The Melting Pot, a 135-unit fondue chain based in Tampa, Fla., has been evolving in recent years.

Its most recent corporate chef, Shane Schaibly, now at First Watch, helped it innovate by sourcing more locally grown produce. Its new chef, Jason Miller, is now working on rethinking the fondue experience entirely.

Miller graduated from the French Culinary Institute in New York and spent a decade working under innovative steakhouse and fine-dining chef David Burke. He then ran the kitchen at The Capital Grille’s 450-seat steakhouse near Wall Street.

Miller, who has been at The Melting Pot for a little more than two months, discussed his plans with Nation’s Restaurant News.

Why did you decide to move from The Capital Grille to The Melting Pot?

It was a natural progression, and I was looking for something creatively different. I had spent numerous years in the steakhouse world and this was a perfect opportunity for me to use all the experience that I’ve accumulated over the years.

What are your plans for the chain?

Most of the plans are very far-reaching. The Melting Pot has been around for almost 40 years, and until last year the menu was pretty limited. There wasn’t a lot of selection or flexibility on the menu. They added a lot more flexibility last year, for guests and operators.



That’s what Shane Schaibly did, right?

He was a big part of making that happen. Now we’re doing more things that allow operators to be more market-specific, as well as creating brand-new fondues and new ways to fondue.

New ways to fondue?

What I’m trying to do is to sway away from, ‘Oh, you’re just dipping stuff in cheese or chocolate, or dipping it in a broth.’ If I told you I’d have a barbecue fondue, people might raise their eyebrows about that. It might be short ribs dipped in barbecue cheese. I have to consider the fact that there are 135 locations and it has to be executed by everyone. Plus, we’re expanding internationally, so dishes have to be made that have broader appeal or can be cross-used from one location to another.

And there might be things we develop in other countries that we can bring back here.

What international markets are you looking at?

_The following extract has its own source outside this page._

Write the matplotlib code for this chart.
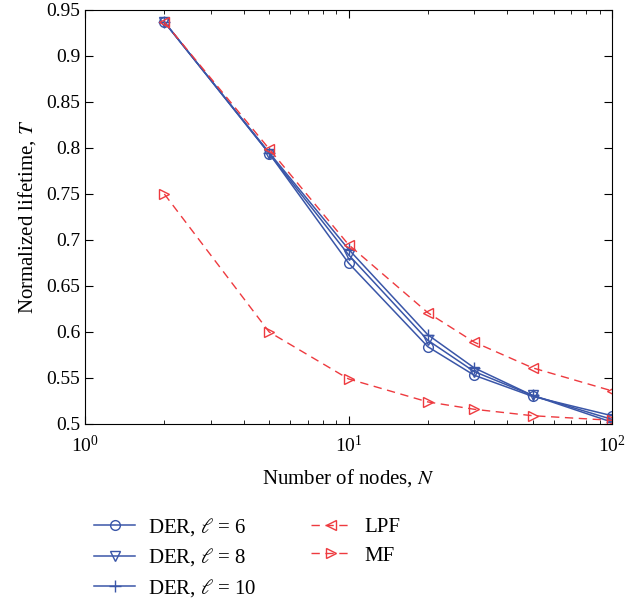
import matplotlib
matplotlib.use("Agg")
import matplotlib.pyplot as plt

plt.rcParams['font.family'] = ['Liberation Serif', 'DejaVu Serif']
plt.rcParams['mathtext.fontset'] = 'stix'

N = [2, 5, 10, 20, 30, 50, 100]
der6 = [0.937, 0.794, 0.675, 0.584, 0.553, 0.530, 0.509]
der8 = [0.937, 0.794, 0.684, 0.591, 0.557, 0.531, 0.505]
der10 = [0.937, 0.795, 0.690, 0.597, 0.561, 0.531, 0.502]
lpf = [0.937, 0.799, 0.695, 0.621, 0.589, 0.561, 0.536]
mf = [0.750, 0.600, 0.549, 0.524, 0.516, 0.509, 0.504]

blue = '#3a56a8'
red = '#ee3a3f'

fig = plt.figure(figsize=(6.27, 6.0), dpi=100)
ax = fig.add_axes([85/627, 1-424/600, (612-85)/627, (424-10)/600])

ax.plot(N, der6, color=blue, lw=1.1, marker='o', ms=7, mfc='none', mec=blue, label=r'DER, $\ell$ = 6')
ax.plot(N, der8, color=blue, lw=1.1, marker='v', ms=7, mfc='none', mec=blue, label=r'DER, $\ell$ = 8')
ax.plot(N, der10, color=blue, lw=1.1, marker='+', ms=9, mec=blue, label=r'DER, $\ell$ = 10')
ax.plot(N, lpf, color=red, lw=1.0, ls=(0, (6, 4)), marker='<', ms=7, mfc='none', mec=red, label='LPF')
ax.plot(N, mf, color=red, lw=1.0, ls=(0, (6, 4)), marker='>', ms=7, mfc='none', mec=red, label='MF')

ax.set_xscale('log')
ax.set_xlim(1, 100)
ax.set_ylim(0.5, 0.95)
ax.set_yticks([0.5, 0.55, 0.6, 0.65, 0.7, 0.75, 0.8, 0.85, 0.9, 0.95])
ax.set_yticklabels(['0.5', '0.55', '0.6', '0.65', '0.7', '0.75', '0.8', '0.85', '0.9', '0.95'])
ax.tick_params(which='both', direction='in', top=True, right=True, labelsize=14)
ax.tick_params(which='major', length=6)
ax.tick_params(which='minor', length=3)
ax.tick_params(axis='x', pad=8)

ax.set_xlabel(r'Number of nodes, $N$', fontsize=15, labelpad=8)
ax.set_ylabel(r'Normalized lifetime, $T$', fontsize=15, labelpad=6)

handles, labels = ax.get_legend_handles_labels()
fig.legend(handles, labels,
           ncol=2, frameon=False, loc='upper left', bbox_to_anchor=(75/627, 1-497/600),
           fontsize=15, handlelength=2.0, handletextpad=0.6, columnspacing=2.6, labelspacing=0.42)

fig.savefig('out.png', dpi=100)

The Middle East and Indonesia will be the locations we open soonest. It will be a true melting pot as we move on. I came in at a very pivotal time within the company, so it’s good timing for me.

Shane Schaibly also started implementing some local elements at The Melting Pot. Are you going to continue that?

We’ll be making more use of locally available products, not just, let me throw Cajun spice on something and, ‘Here you go, Louisiana.’ So we can actually source Pacific Northwest seafood for our Northwest restaurants, grouper and mahi mahi for Florida, and even using local dairy farmers for some items. We have our suppliers for our cheese and chocolate, because those are our signature items, but there’s lots of flexibility in other areas.

We’re also working on giving guests more dining options. Sometimes it takes a long time to eat at The Melting Pot and that makes it more of a special occasion.

I’m thinking of dishes that are fully made in the kitchen [rather than eaten as fondue at the table] that can reduce some of those times. Maybe you want your cheese and your chocolate, but you don’t want to cook it yourself. We do offer a fully prepared salad course. There’s nothing stopping us from having other courses that are fully prepared in the kitchen without losing the fondue experience.

Also, there’s no reason why you can’t just come to the bar and have a chocolate or a cheese, or a cheese and a prepared entrée.

Won’t that add new complexities to the kitchen?

Absolutely, but that’s part of the reason why I’m here, to make sure it’s not too complex and that there aren’t any logistical issues that could easily crop up when you try to do something that you haven’t done for the past 30 years.

These aren’t things you’re going to see in September, but we’re going to start testing it ASAP.

Correction: July 25, 2014  This story has been updated to reflect The Melting Pot's age and current menu offerings.